In The New Yorker:
Must Reads
23 May 2013
(But you’ll have to buy a copy or subscribe to the online edition.)
¶ The first must-read is really a can’t-help-reading: Tad Friend’s “Crowded House.” Words fail, because Friend has used all the good ones, and embedded them in such rich contexts that any attempt to excerpt the funny bits would be perverse. That crack about the extradition treaty, though — my hoots must have been heard down the hall. People will be talking about the piece for years, I expect: if you would hand over a substantial sum of money (four figures) to someone like Michael Tammaro, then the Big Apple is probably an unhealthy environment for you.
¶ Much less fun, but just as well written, George Packer’s look at the political awakening of Silicon Valley, “Change the World” is pregnant with significance. To my ancient eyes, one passage stood out with such synecdochal clarity that I will let it stand for the whole. Again, however, the context is rich, so I have to copy out the preceding paragraph as well.
A favorite word in tech circles is “frictionless.” It captures the pleasures of an app so beautifully designed that using it is intuitive, and it evokes a fantasy in which all inefficiencies, annoyances, and grievances have been smoothed out of existence — that is, an apolitical world. Dave Morin, who worked at Apple and Facebook, is the founder of a company called Path — a social network limited to one’s fifty closest friends. In his office, which has a panoramic view of south San Francisco, he said that one of his company’s goals is to make technology increasingly seamless with real life. He described San Francisco as a place where people already live in the future. They can hang out with their friends even when they’re alone. They inhabit a “sharing economy”: they can book a weeklong stay in a cool apartment through Airbnb, which has disrupted the hotel industry, or hire a luxury car anywhere in the city through the mobile app Uber, which has disrupted the taxi industry. “San Francisco is a place where we can go downstairs and get in an Uber and go to dinner at a place that I god a restaurant reservation for halfway there,” Morin said. “And, if not, we could go to my place, and on the way there I could order takeout food from my favorite restaurant on Postmates, and a bike messenger will go and pick it up for me. We’ll watch it happen on the phone. These things are crazy ideas.”

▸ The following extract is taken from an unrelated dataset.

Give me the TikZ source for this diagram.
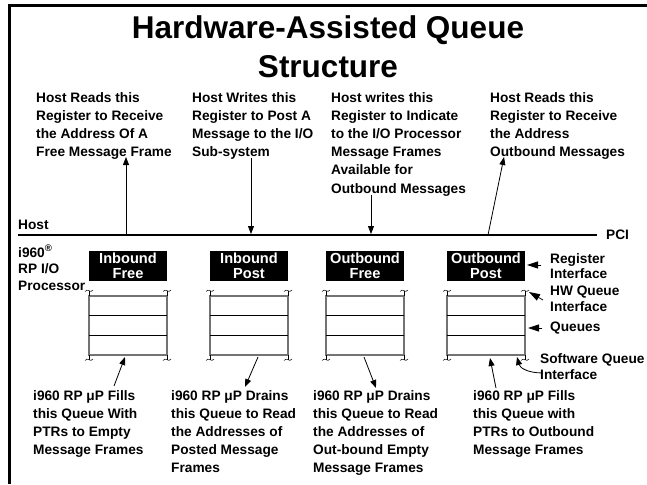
\documentclass[tikz,border=0pt]{standalone}
\usepackage{fontspec}
\setmainfont{Liberation Sans}
\usetikzlibrary{arrows.meta}
\begin{document}
\begin{tikzpicture}[x=1pt,y=-1pt,
  body/.style={font=\bfseries\fontsize{13.7}{18.2}\selectfont, align=left, inner sep=0, anchor=north west},
  side/.style={font=\bfseries\fontsize{13.7}{15.5}\selectfont, align=left, inner sep=0, anchor=west},
  ttl/.style={font=\bfseries\fontsize{31.5}{33}\selectfont, inner sep=0},
  regbox/.style={fill=black, text=white, font=\bfseries\fontsize{14.6}{14.7}\selectfont, align=center, minimum width=78, minimum height=30, inner sep=0},
  queue/.style={draw=black!55, line width=1.1pt, minimum width=78, minimum height=59, inner sep=0},
  arr/.style={-{Triangle[length=8pt,width=6pt]}, line width=0.8pt},
  bigarr/.style={-{Triangle[length=11pt,width=7pt]}, line width=0.8pt},
  brk/.style={line width=0.5pt}
]
\useasboundingbox (0,0) rectangle (647,484);
% frame
\draw[line width=2.6pt] (9.5,484) -- (9.5,5.5) -- (647,5.5);
% title
\node[ttl] (title1) at (328,30) {Hardware-Assisted Queue};
\node[ttl] (title2) at (328,67) {Structure};
% top texts
\node[body] (h1) at (36,92) {Host Reads this\\Register to Receive\\the Address Of A\\Free Message Frame};
\node[body] (h2) at (192,92) {Host Writes this\\Register to Post A\\Message to the I/O\\Sub-system};
\node[body] (h3) at (331,92) {Host writes this\\Register to Indicate\\to the I/O Processor\\Message Frames\\Available for\\Outbound Messages};
\node[body] (h4) at (490,92) {Host Reads this\\Register to Receive\\the Address\\Outbound Messages};
% host line
\node[side] (host) at (18,225) {Host};
\coordinate (hl) at (18,235);
\coordinate (hr) at (597,235);
\draw[line width=2pt] (hl) -- (hr);
\node[side] (pci) at (606,235) {PCI};
\node[font=\bfseries\fontsize{13.7}{16.5}\selectfont, align=left, inner sep=0, anchor=north west] (proc) at (18,245) {i960\textsuperscript{®}\\RP I/O\\Processor};
% register boxes
\node[regbox] (r1) at (128,266) {Inbound\\Free};
\node[regbox] (r2) at (249,266) {Inbound\\Post};
\node[regbox] (r3) at (365,266) {Outbound\\Free};
\node[regbox] (r4) at (486,266) {Outbound\\Post};
% queues
\node[queue] (q1) at (128,325.5) {};
\node[queue] (q2) at (249,325.5) {};
\node[queue] (q3) at (365,325.5) {};
\node[queue] (q4) at (486,325.5) {};
\foreach \c in {128,249,365,486}{
  \draw[line width=0.7pt] (\c-39,315.7) -- (\c+39,315.7);
  \draw[line width=0.7pt] (\c-39,335.5) -- (\c+39,335.5);
  \foreach \s in {-39,39}{
    \draw[brk] (\c+\s,296) -- (\c+\s,291);
    \draw[brk] (\c+\s-4,291.5) .. controls (\c+\s-1.5,287.5) and (\c+\s+1.5,294) .. (\c+\s+4,290);
    \draw[brk] (\c+\s,355) -- (\c+\s,360);
    \draw[brk] (\c+\s-4,360.5) .. controls (\c+\s-1.5,356.5) and (\c+\s+1.5,363) .. (\c+\s+4,359);
  }
}
% top arrows
\coordinate (a1b) at (126,235); \coordinate (a1t) at (126,157);
\coordinate (a2t) at (251,158); \coordinate (a2b) at (251,234);
\coordinate (a3t) at (371,195); \coordinate (a3b) at (371,234);
\coordinate (a4b) at (488,235); \coordinate (a4t) at (504,157);
\draw[arr] (a1b) -- (a1t);
\draw[arr] (a2t) -- (a2b);
\draw[arr] (a3t) -- (a3b);
\draw[arr] (a4b) -- (a4t);
% bottom texts
\node[body] (b1) at (33,390) {i960 RP μP Fills\\this Queue With\\PTRs to Empty\\Message Frames};
\node[body] (b2) at (171,390) {i960 RP μP Drains\\this Queue to Read\\the Addresses of\\Posted Message\\Frames};
\node[body] (b3) at (313,390) {i960 RP μP Drains\\this Queue to Read\\the Addresses of\\Out-bound Empty\\Message Frames};
\node[body] (b4) at (473,390) {i960 RP μP Fills\\this Queue with\\PTRs to Outbound\\Message Frames};
% bottom arrows
\coordinate (c1b) at (114,386); \coordinate (c1t) at (125,357);
\coordinate (c2t) at (258,357); \coordinate (c2b) at (245,387);
\coordinate (c3t) at (364,357); \coordinate (c3b) at (376,388);
\coordinate (c4b) at (496,388); \coordinate (c4t) at (490,358);
\draw[arr] (c1b) -- (c1t);
\draw[arr] (c2t) -- (c2b);
\draw[arr] (c3t) -- (c3b);
\draw[arr] (c4b) -- (c4t);
% right side labels
\node[side, align=left] (lreg) at (550,266) {Register\\Interface};
\node[side, align=left] (lhw) at (550,299) {HW Queue\\Interface};
\node[side] (lq) at (550,328) {Queues};
\node[side, align=left] (lsw) at (540,366.5) {Software Queue\\Interface};
\coordinate (p1) at (541,265); \coordinate (p1t) at (527,265);
\coordinate (p2) at (543,300); \coordinate (p2t) at (529,292);
\coordinate (p3) at (542,328); \coordinate (p3t) at (528,328);
\draw[bigarr] (p1) -- (p1t);
\draw[bigarr] (p2) -- (p2t);
\draw[bigarr] (p3) -- (p3t);
\coordinate (p4) at (543,373); \coordinate (p4t) at (517,357);
\draw[arr] (p4) .. controls (528,373) and (520,368) .. (p4t);
\end{tikzpicture}
\end{document}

It suddenly occurred to me that the hottest tech start-ups are solving all the problems of being twenty years old, with cash on hand, because that’s who thinks them up. [Emphasis supplied.]
The dreamers of Silicon Valley appear to long for a world in which thought is reserved for important, meaningful matters, and not for worrying about running out of batteries or paying taxes. This is the world that wealthy Victorian vicars enjoyed. They had servants and solicitors to see to all the mundane worries. The vicar might have looked like an archetypal householder, but in practice he was nothing of the kind. Rather, he was a household divinity enshrined in a well-run domestic establishment. The vicar also lived a supra-political life, one without viable alternatives to the Party of God.
Engineers design systems. That’s why it’s crucial that they be educated in the humanities, and taught (until they accept the fact) that people will neither willingly nor effectively participate in systems — and that that’s a very good thing.